AIM OF THE EXERCISE
Count how many lines hold the string "matplotlib". Give that number alone.

DATASET SECTION
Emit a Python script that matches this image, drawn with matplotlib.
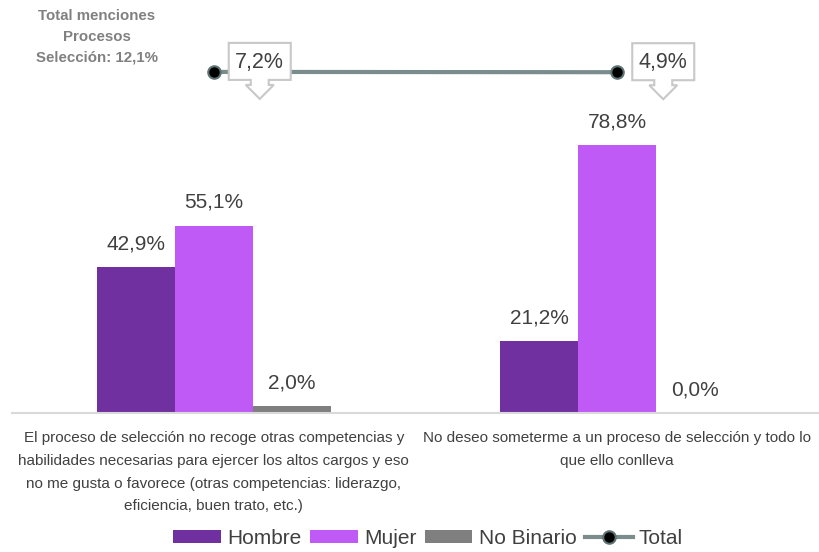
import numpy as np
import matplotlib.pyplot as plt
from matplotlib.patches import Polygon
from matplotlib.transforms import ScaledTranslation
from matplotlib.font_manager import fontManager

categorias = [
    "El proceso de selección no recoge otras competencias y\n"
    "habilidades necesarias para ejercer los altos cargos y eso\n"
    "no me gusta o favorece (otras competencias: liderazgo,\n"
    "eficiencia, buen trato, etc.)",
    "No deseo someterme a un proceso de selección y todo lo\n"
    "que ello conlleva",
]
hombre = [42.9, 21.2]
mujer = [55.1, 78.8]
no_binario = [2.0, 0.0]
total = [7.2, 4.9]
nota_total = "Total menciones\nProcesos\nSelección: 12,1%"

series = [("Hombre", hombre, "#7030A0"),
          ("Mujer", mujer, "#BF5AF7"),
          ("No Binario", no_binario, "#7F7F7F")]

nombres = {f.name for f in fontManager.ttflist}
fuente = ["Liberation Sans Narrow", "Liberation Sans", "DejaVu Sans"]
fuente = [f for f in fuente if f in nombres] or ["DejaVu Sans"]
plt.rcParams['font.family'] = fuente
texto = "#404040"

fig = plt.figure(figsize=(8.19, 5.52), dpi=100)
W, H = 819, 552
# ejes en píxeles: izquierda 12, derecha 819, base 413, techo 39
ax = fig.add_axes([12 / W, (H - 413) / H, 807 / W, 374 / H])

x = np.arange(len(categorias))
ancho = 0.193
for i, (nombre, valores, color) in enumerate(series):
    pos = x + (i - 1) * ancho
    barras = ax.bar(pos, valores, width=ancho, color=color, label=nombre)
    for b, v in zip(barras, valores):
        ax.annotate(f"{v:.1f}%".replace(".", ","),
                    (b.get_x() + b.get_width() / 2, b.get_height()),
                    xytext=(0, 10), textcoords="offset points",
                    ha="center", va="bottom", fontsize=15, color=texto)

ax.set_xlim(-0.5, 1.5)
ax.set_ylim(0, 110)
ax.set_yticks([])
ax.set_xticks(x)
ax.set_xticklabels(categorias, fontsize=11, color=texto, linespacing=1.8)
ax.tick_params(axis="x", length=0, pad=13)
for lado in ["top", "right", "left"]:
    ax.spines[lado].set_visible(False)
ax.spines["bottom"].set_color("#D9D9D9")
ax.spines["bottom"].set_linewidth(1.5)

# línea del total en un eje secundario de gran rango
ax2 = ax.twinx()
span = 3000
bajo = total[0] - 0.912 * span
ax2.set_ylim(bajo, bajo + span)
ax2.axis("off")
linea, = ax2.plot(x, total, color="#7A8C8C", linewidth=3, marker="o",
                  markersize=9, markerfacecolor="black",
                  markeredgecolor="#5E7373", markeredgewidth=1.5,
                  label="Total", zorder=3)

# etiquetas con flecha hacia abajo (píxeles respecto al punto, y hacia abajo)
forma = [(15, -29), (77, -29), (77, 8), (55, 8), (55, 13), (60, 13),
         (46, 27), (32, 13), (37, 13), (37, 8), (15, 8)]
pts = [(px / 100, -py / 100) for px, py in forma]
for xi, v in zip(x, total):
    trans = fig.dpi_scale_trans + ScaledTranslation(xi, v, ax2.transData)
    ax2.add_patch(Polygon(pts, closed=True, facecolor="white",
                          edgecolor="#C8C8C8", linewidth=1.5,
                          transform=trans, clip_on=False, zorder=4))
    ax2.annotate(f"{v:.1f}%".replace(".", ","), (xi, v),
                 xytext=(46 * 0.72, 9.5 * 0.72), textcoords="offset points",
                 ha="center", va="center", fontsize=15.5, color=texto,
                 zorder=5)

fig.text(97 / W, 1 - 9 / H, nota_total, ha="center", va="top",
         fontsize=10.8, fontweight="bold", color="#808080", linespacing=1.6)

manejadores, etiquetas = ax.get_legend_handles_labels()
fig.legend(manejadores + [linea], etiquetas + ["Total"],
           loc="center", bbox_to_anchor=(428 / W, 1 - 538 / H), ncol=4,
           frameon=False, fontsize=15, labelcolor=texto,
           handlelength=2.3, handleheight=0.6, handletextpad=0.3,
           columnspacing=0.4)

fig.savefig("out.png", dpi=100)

RESPONSE TO THE EXERCISE
5